On pense à sa joie, et à la joie qui aurait été celle de sa compagne, disparue en 2009, en apprenant qu’un de leurs plus anciens projets va voir le jour. En 1962, Christo et Jeanne-Claude vivent à Paris. Ils s’y sont connus quatre ans plus tôt, au moment où celui qui se faisait encore appeler Vladimiroff Javacheff, son « vrai » nom, venait d’arriver de sa Bulgarie natale pour faire profiter son art des libertés de l’Ouest. Elle, née au Maroc, est fille de général. Ils viennent de réaliser la deuxième de ces œuvres éphémères qui – « installations » grandioses, « interventions » dans l’espace public, que celui-ci soit urbain, champêtre et même lacustre – feront de ce couple d’artistes l’un des plus célèbres de la seconde moitié du XXe siècle. Réagissant à l’érection brutale du Mur de Berlin (la parodiant ?), ils choisirent de barrer l’étroite rue Visconti – celle de la maison de Racine et de l’imprimerie de Balzac – d’un empilement multicolore de barils de pétrole (des objets que Christo considère comme étant en soi, sur le plan esthétique, tout à fait réussis). Ainsi hissaient-ils à Saint-Germain-des-Prés la première de ces parois déroutantes : façades ou falaises plissées au travers desquelles il n’est pas exclu de passer, rideaux et chemins de contes de fées, empaquetages plus ou moins titanesques…, dont notre monde peut toujours profiter de temps à autre, ici ou là, comme du spectacle des éclipses. Dès 1962, donc, trotte dans les têtes et sur les tables de travail de Christo et Jeanne-Claude le projet que nous apprécierons cet automne, du 19 septembre au 4 octobre 2020, qui aura nécessité vingt-cinq mille mètres carrés de tissu recyclable, couleur « argent bleuté », et sept mille mètres de corde rouge : L’Arc de Triomphe Wrapped.
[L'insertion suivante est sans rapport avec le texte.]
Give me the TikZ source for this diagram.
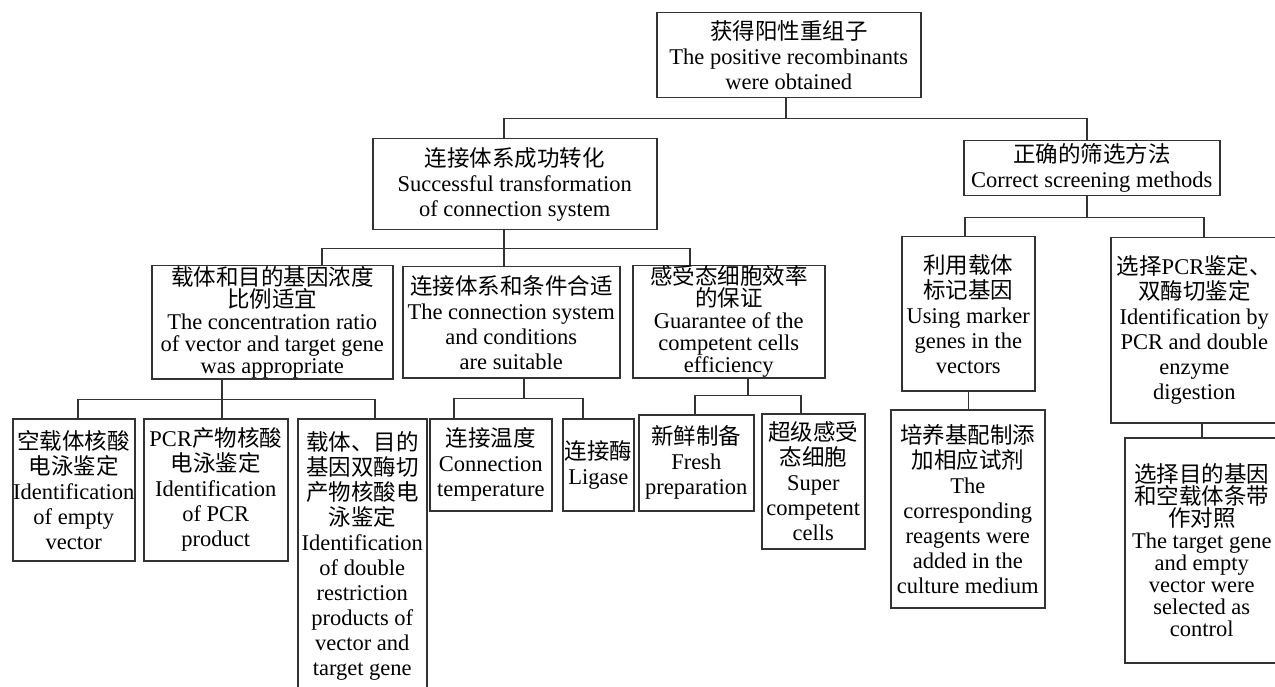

Pour patienter, on visitera l’exposition que le Centre Pompidou consacre en ce moment à nos artistes, en particulier aux liens qu’ils entretiennent avec la capitale française qu’ils quittèrent en 1964
pour s’installer à New-York. Cette « période française » de Christo et Jeanne-Claude est évoquée dans la première partie du parcours, où l’on redécouvre notamment qu’avant de draper audacieusement des monuments nationaux ou internationaux, ils ficelèrent artistement – désireux comme nombre de leurs contemporains de réfléchir, avec leurs main, à la notion de surface – des objets maniables. À l’origine de leurs vertigineuses draperies, il y a donc d’intrigants ballots, et il reste un peu (beaucoup) de ceux-ci dans celles-là. D’où cette impression, l’un des effets les plus heureux de leurs emballages monumentaux : « Aurions-nous tous diablement rapetissé devant le grand objet que voilà – est-ce un jouet, un souvenir, un bibelot ? –, protégé, prêt à être rangé dans un carton ou une malle ? » Mais ce n’est pas seulement avec les dimensions réelles ou rêvées – qu’on songe encore à leur Surrounded Islands qu’on prendrait volontiers pour des bonbons posés sur des papillotes défaites – que joue l’art de Christo et Jeanne-Claude, c’est aussi avec le temps, ce que suggère bien la seconde partie de l’exposition du Centre Pompidou, consacrée à la grande œuvre parisienne de 1985 : The Pont-Neuf Wrapped. Devant ces pièces d’archives, ces dessins, ces collages, ces maquettes ou ces photographies retraçant l’histoire de cet enveloppement célèbre qui enrichit significativement l’imagerie du plus vieux pont de Paris, on en vient à s’interroger (en enviant au passage ceux qui purent fouler ces trottoirs qui, comme les arches, les gardecorps et même les lampadaires, avaient été couverts de toile dorée) : ce recouvrement n’aurait-il pas pu masquer des travaux, mais – voici qu’un nouveau doute s’installe – des travaux de construction aussi bien que des travaux de transformation ou de démolition ? Que choisir ? On pense alors à certaines toiles d’Hubert Robert montrant une destruction qui ressemble à une édification ou une édification qui ressemble à une destruction… Continuons d’y réfléchir, d’ici là.